Bayer: Ministerium erhebt schwere Vorwürfe nach Lipobay-Debakel Von Martin Murphy, Hamburg
Das Bundesgesundheitsministerium hat schwere Vorwürfe gegen Bayer erhoben. Viel zu spät habe der Pharmakonzern die zuständige Behörde über die Gefahren von Lipobay/Baycol informiert.
Das sagte Klaus Theo Schröder, Staatssekretär im Bundesgesundheitsministerium, am Donnerstag. Bayer habe bereits am 15. Juni eine Studie über die Risiken vorgelegen. Das zuständige Bundesinstitut für Arzneimittel und Medizinprodukte (BfArM) hätte "die Sachlage ändernden Informationen" aber erst am 10. August erhalten, sagte Schröder. Die Informationspolitik von Bayer sei "unakzeptabel". Ein Sprecher des Konzern wollte die Anschuldigungen nicht kommentieren. Das Gesundheitsministerium will nun die Regeln der Arzneimittelsicherheit umfassend überprüfen, kündigte Schröder an.

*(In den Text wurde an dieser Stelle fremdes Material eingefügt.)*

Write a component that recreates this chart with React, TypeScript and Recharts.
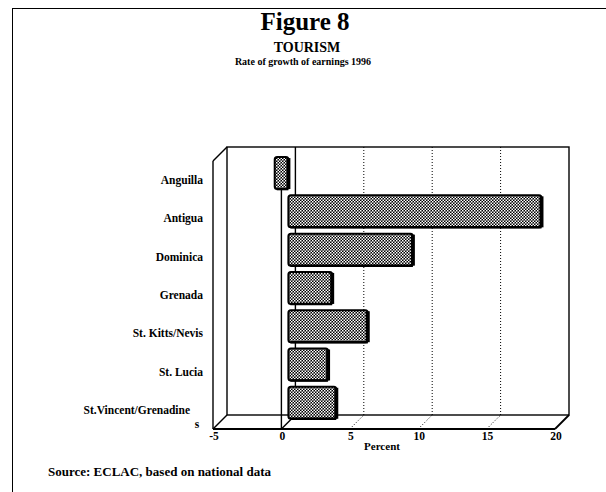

Schröder begrüßte ausdrücklich die geplante Verbesserung der Arzneimittelhaftung. "Die Beweiserleichterung und die Sicherung des Schmerzensgeldanspruches, der sich in allen Fällen der Gefährdungshaftung, also unabhängig der Verschuldungsfrage, ergibt, sind ausdrücklich zu begrüßen".
Verschärfung
Die Europäische Agentur für die Beurteilung von Arzneimitteln (EMEA) in London hatte bereits am 26. Juni Bayer auf dem Weg über die nationalen Behörden aufgefordert, innerhalb von nur 24 Stunden den Beipackzettel des Medikaments zu ändern und vor Unverträglichkeiten mit anderen Medikamenten zu warnen. "Dieser Aufforderung hat Bayer auch sofort Folge geleistet", sagte Noel Wathion, der zuständige Referatsleiter der EMEA, der dpa in London. Damals habe man noch keinen Anlass dazu gesehen, die Rücknahme vom Markt zu fordern. Nach eigener Darstellung hatte Bayer den Beipackzettel aus "eigenem Antrieb verschärft". Es sei explizit auf die Wechselwirkungen mit dem Wirkstoff Cerivastatin hingewiesen worden, sagte der Sprecher der FTD.

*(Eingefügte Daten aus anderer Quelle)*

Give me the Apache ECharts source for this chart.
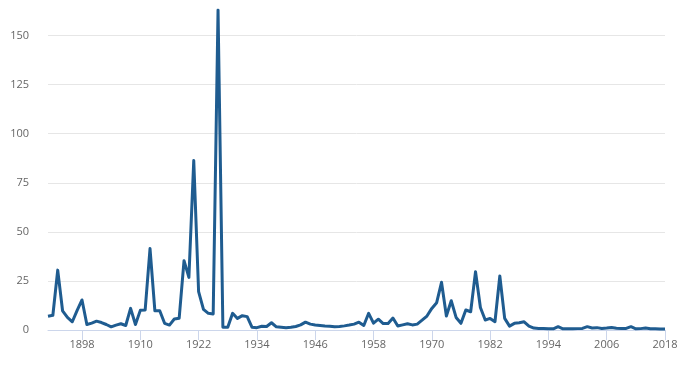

US-Listing droht Verzögerung
Das 1997 eingeführte Lipobay/Baycol wird mit 52 Todesfällen infolge einer Form von Muskelschwäche in Verbindung gebracht. Noch ist allerdings unklar, ob das Medikament die Todesursache war. Vergangene Woche hatte Bayer Lipobay/Baycol vom Markt genommen. Ungeachtet dessen haben Anwälte in den USA bereits Schadensersatzklagen gegen Bayer eingereicht. In Deutschland werden ebenfalls juristische Schritte vorbereitet.
Das Pharmadebakel bereitet Bayer auch in anderer Hinsicht Probleme. Das Listing an der Wall Street droht sich zu verschieben. Ursprünglich sollte dies am 26. September erfolgen. "Die Rahmenbedingungen für den US-Börsengang haben sich verändert", sagte der Bayer-Sprecher und bestätigte damit einen Bericht des "Handelsblattes". Über eine Verschiebung gebe es allerdings noch keine Entscheidung.
Dem Aktienkurs hat das Pharmadebakel auf jeden Fall nicht gut getan. Die Papiere verloren bis Donnerstagmittag knapp 6,5 Prozent auf 32,68 Euro. Beim Vermarktungsstopp von Lipobay/Baycol vergangene Woche notierten Bayer noch bei 45 Euro.